I have a generator of files running, where each file has a name alphabetically following the previous one. At first I was doing my loop like for file in /path/to/files*; do...
, but I soon realized that the glob will only expand before the loop, and any new files created while looping won't be processed.
My current way of doing this is quite ugly:
while :; do
doneFileCount=$(wc -l < /tmp/results.csv)
i=0
for file in *; do
if [[ $((doneFileCount>i)) = 1 ]]; then
i=$((i+1))
continue
else
process-file "$file" # prints single line to stdout
i=$((i+1))
fi
done | tee -a /tmp/results.csv
done
Is there any simple way to loop over ever-increasing list of files, without the hack described above?
-
1Another idea would be to save the filenames into an array as you process them, then skip processing for filenames that exist in the array. That would skip files that get removed and replaced, though.Jeff Schaller– Jeff Schaller ♦2017年12月03日 13:27:15 +00:00Commented Dec 3, 2017 at 13:27
1 Answer 1
I think the usual way would be to have new files appear in one directory, and rename/move them to another after processing, so that they don't hit the same glob again.
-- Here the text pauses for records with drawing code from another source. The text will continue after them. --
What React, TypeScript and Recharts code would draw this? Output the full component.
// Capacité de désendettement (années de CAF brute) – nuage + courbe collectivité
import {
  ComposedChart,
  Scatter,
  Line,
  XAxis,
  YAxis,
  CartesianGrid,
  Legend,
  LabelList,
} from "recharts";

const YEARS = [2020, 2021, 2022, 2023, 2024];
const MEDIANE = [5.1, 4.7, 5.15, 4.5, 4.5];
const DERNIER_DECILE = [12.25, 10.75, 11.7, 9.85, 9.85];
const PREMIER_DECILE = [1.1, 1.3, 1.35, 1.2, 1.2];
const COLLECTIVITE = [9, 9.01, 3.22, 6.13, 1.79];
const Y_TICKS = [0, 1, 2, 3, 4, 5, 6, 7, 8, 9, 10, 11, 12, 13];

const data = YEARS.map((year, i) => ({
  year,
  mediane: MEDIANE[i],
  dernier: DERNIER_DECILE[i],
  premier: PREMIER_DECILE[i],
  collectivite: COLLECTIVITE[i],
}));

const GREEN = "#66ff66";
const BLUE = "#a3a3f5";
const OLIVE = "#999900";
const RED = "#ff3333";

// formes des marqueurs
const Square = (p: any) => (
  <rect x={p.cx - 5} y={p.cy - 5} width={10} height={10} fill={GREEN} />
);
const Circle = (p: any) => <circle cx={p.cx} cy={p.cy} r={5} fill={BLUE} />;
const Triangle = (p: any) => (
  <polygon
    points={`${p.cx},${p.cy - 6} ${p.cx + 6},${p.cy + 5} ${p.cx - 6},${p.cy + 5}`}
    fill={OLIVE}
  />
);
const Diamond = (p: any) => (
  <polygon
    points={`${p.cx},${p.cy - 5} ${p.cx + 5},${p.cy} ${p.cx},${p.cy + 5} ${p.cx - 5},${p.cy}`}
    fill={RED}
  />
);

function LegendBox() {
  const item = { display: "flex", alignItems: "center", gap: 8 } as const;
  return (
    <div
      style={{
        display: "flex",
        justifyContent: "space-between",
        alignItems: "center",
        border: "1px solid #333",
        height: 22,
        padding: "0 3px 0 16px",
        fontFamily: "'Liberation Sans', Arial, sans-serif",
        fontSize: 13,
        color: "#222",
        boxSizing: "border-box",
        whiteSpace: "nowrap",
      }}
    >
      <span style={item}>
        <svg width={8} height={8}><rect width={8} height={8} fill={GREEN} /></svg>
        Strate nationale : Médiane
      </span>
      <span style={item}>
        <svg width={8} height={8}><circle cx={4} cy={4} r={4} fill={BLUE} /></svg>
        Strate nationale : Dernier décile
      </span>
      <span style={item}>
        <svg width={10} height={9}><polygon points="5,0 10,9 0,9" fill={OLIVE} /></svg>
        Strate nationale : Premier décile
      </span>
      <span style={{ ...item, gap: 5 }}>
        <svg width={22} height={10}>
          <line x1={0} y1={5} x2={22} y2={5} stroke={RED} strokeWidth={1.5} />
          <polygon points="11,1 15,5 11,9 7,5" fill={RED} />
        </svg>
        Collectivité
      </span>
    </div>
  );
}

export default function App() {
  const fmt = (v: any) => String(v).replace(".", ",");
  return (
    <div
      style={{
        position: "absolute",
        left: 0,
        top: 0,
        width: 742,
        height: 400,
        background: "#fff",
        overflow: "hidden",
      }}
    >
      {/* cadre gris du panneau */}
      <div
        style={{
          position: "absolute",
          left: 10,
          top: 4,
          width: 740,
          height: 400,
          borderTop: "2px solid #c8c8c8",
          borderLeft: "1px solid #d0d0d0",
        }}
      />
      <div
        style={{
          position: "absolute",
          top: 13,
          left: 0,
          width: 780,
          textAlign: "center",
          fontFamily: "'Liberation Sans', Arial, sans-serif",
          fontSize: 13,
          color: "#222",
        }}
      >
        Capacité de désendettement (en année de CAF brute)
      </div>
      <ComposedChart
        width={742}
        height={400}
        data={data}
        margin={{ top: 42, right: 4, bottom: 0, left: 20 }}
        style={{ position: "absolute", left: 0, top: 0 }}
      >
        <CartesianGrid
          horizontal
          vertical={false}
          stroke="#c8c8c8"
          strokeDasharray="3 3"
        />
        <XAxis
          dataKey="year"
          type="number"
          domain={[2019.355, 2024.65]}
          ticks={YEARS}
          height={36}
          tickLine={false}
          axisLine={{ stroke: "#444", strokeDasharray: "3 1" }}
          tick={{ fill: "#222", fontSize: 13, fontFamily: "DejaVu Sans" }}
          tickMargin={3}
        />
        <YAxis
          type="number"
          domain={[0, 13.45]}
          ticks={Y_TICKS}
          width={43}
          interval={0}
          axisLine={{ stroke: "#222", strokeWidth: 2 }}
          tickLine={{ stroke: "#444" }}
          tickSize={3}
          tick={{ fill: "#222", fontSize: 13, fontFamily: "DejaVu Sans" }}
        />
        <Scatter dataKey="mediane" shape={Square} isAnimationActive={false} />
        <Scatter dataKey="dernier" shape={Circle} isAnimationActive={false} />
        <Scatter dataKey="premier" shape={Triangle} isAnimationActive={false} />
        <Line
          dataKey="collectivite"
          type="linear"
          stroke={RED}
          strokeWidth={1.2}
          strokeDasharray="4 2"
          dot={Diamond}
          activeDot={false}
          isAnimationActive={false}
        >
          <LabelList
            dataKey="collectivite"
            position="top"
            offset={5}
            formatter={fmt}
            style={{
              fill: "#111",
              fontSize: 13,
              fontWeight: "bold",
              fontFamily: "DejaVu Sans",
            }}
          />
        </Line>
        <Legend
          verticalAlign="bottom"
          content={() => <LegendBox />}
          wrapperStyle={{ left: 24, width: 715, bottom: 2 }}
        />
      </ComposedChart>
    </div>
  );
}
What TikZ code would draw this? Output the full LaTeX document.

So something like this
cd new/
while true; do
for f in * ; do
process file "$f" move to "../processed/$f"
done
sleep 1 # just so that it doesn't busyloop
done
Or similarly with a changing file extension:
while true; do
for f in *.new ; do
process file "$f" move to "${f%.new}.done"
done
sleep 1 # just so that it doesn't busyloop
done
On Linux, you could also use inotifywait
to get notifications on new files.
inotifywait -q -m -e moved_to,close_write --format "%f" . | while read -r f ; do
process file "$f"
done
In either case, you'll want to watch for files that are still being written to. A large file created in-place will not appear atomically, but your script might start processing it when it's only halfway written.
The inotify close_write
event above will see files when the writing process closes them (but it also catches modified files), while the create
event would see the file when it's first created (but it might still be written to). moved_to
simply catches files that are moved to the directory being watched.